Environmental Sciences Europe : ESEU 32 (2020), Art. 138, 21 S.
ISSN: 2190-4715
ISSN: 2190-4707
Zeitschriftenaufsatz, Elektronische Publikation
Fraunhofer IME ()
biomagnification factor; biota monitoring; fish; food web; freshwater; compliance assessment; trophic magnification factor; water framework directive

The European Water Framework Directive (WFD) requires the monitoring of biota—preferably fish—to check the compliance of tissue concentrations of priority substances (PS) against substance-specific environmental quality standards (EQSs). In monitoring programs, different fish species are covered, which often are secondary consumers with a trophic level (TL) of about 3. For harmonization, a normalization of monitoring data to a common trophic level is proposed, i.e., TL 4 (predatory fish) in freshwaters, so that data would be sufficiently protective. For normalization, the biomagnification properties of the chemicals can be considered by applying substance-specific trophic magnification factors (TMFs). Alternatively, TL-corrected biomagnification factors (BMFTLs) may be applied. Since it is impractical to derive site-specific TMFs or BMFTLs, often data from literature will be used for normalization. However, available literature values for TMFs and BMFTLs are quite varying. In the present study, the use of literature-derived TMFs and BMFTLs in data normalization is studied more closely.
An extensive literature evaluation was conducted to identify appropriate TMFs for the WFD PS polybrominated diphenyl ethers (PBDE), hexachlorobenzene, perfluorooctane sulfonate (PFOS), dioxins and dioxin-like compounds (PCDD/F + dl-PCB), hexabromocyclododecane, and mercury. The TMFs eventually derived were applied to PS monitoring data sets of fish from different trophic levels (chub, bream, roach, and perch) from two German rivers. For comparison, PFOS and PBDE data were also normalized using literature-retrieved BMFTLs.

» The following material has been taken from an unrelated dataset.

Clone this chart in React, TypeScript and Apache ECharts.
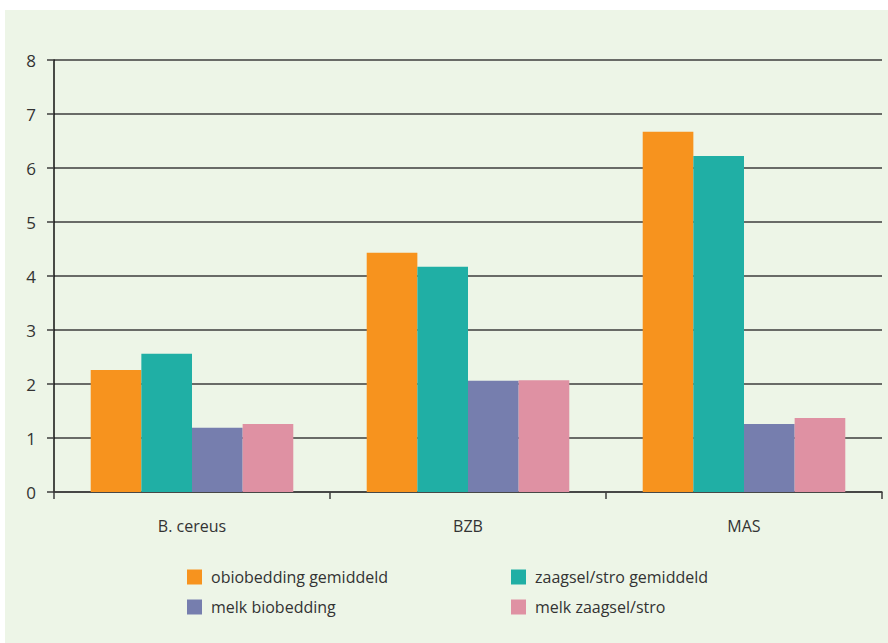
import React, { useEffect, useRef } from "react";
import * as echarts from "echarts";

const categories = ["B. cereus", "BZB", "MAS"];
const seriesNames = [
  "obiobedding gemiddeld",
  "zaagsel/stro gemiddeld",
  "melk biobedding",
  "melk zaagsel/stro",
];
const obiobeddingGemiddeld = [2.26, 4.43, 6.67];
const zaagselStroGemiddeld = [2.56, 4.17, 6.22];
const melkBiobedding = [1.19, 2.06, 1.26];
const melkZaagselStro = [1.26, 2.07, 1.37];
const yTicks = [0, 1, 2, 3, 4, 5, 6, 7, 8];

const colors = ["#F7931E", "#20AFA5", "#767EAE", "#DF91A3"];
const FONT = "Open Sans";
const TEXT = "#333333";
const GRID = "#3d3d3d";

export default function App() {
  const ref = useRef<HTMLDivElement>(null);
  useEffect(() => {
    if (!ref.current) return;
    const chart = echarts.init(ref.current, undefined, { renderer: "svg" });
    const values = [obiobeddingGemiddeld, zaagselStroGemiddeld, melkBiobedding, melkZaagselStro];
    const legendStyle = {
      orient: "vertical" as const,
      itemWidth: 15,
      itemHeight: 15,
      itemGap: 14,
      icon: "rect",
      textStyle: { fontFamily: FONT, fontSize: 16, color: TEXT, padding: [0, 0, 0, 4] },
      padding: 0,
    };
    chart.setOption({
      animation: false,
      backgroundColor: "#ffffff",
      color: colors,
      graphic: [
        {
          type: "rect",
          z: -10,
          silent: true,
          shape: { x: 5, y: 10, width: 883, height: 633 },
          style: { fill: "#EDF5E7" },
        },
      ],
      grid: { left: 54, right: 6, top: 60, bottom: 151, containLabel: false },
      legend: [
        { ...legendStyle, data: [seriesNames[0], seriesNames[2]], left: 187, top: 569 },
        { ...legendStyle, data: [seriesNames[1], seriesNames[3]], left: 511, top: 569 },
      ],
      xAxis: {
        type: "category",
        data: categories,
        axisLine: { show: true, lineStyle: { color: GRID, width: 1.5 } },
        axisTick: { show: true, length: 7, lineStyle: { color: GRID, width: 1.5 } },
        axisLabel: { fontFamily: FONT, fontSize: 16, color: TEXT, margin: 26 },
      },
      yAxis: {
        type: "value",
        min: yTicks[0],
        max: yTicks[yTicks.length - 1],
        interval: 1,
        axisLine: { show: true, lineStyle: { color: "#111111", width: 1.5 } },
        axisTick: { show: true, length: 7, lineStyle: { color: GRID, width: 1.5 } },
        splitLine: { show: true, lineStyle: { color: GRID, width: 1.5 } },
        axisLabel: { fontFamily: FONT, fontSize: 17, color: TEXT, margin: 18 },
      },
      series: seriesNames.map((name, i) => ({
        name,
        type: "bar",
        data: values[i],
        barGap: "0%",
        barCategoryGap: "26.6%",
        itemStyle: { color: colors[i] },
      })),
    });
    return () => chart.dispose();
  }, []);
  return (
    <div
      ref={ref}
      style={{ position: "absolute", left: 0, top: 0, width: 888, height: 643 }}
    />
  );
}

The evaluation illustrates that published TMFs and BMFTLs for WFD PS are quite variable and the selection of appropriate values for TL 4 normalization can be challenging. The normalized concentrations partly included large uncertainties when considering the range of selected TMFs, but indicated whether an EQS exceedance at TL 4 can be expected. Normalization of the fish monitoring data revealed that levels of substances accumulating in the food web (TMF or BMF > 1) can be underestimated when relying on fish with TL < 4 for EQS compliance assessment. The evaluation also revealed that TMF specifically derived for freshwater ecosystems in Europe would be advantageous. Field-derived BMFTLs seemed to be no appropriate alternative to TMFs, because they can vary even stronger than TMFs.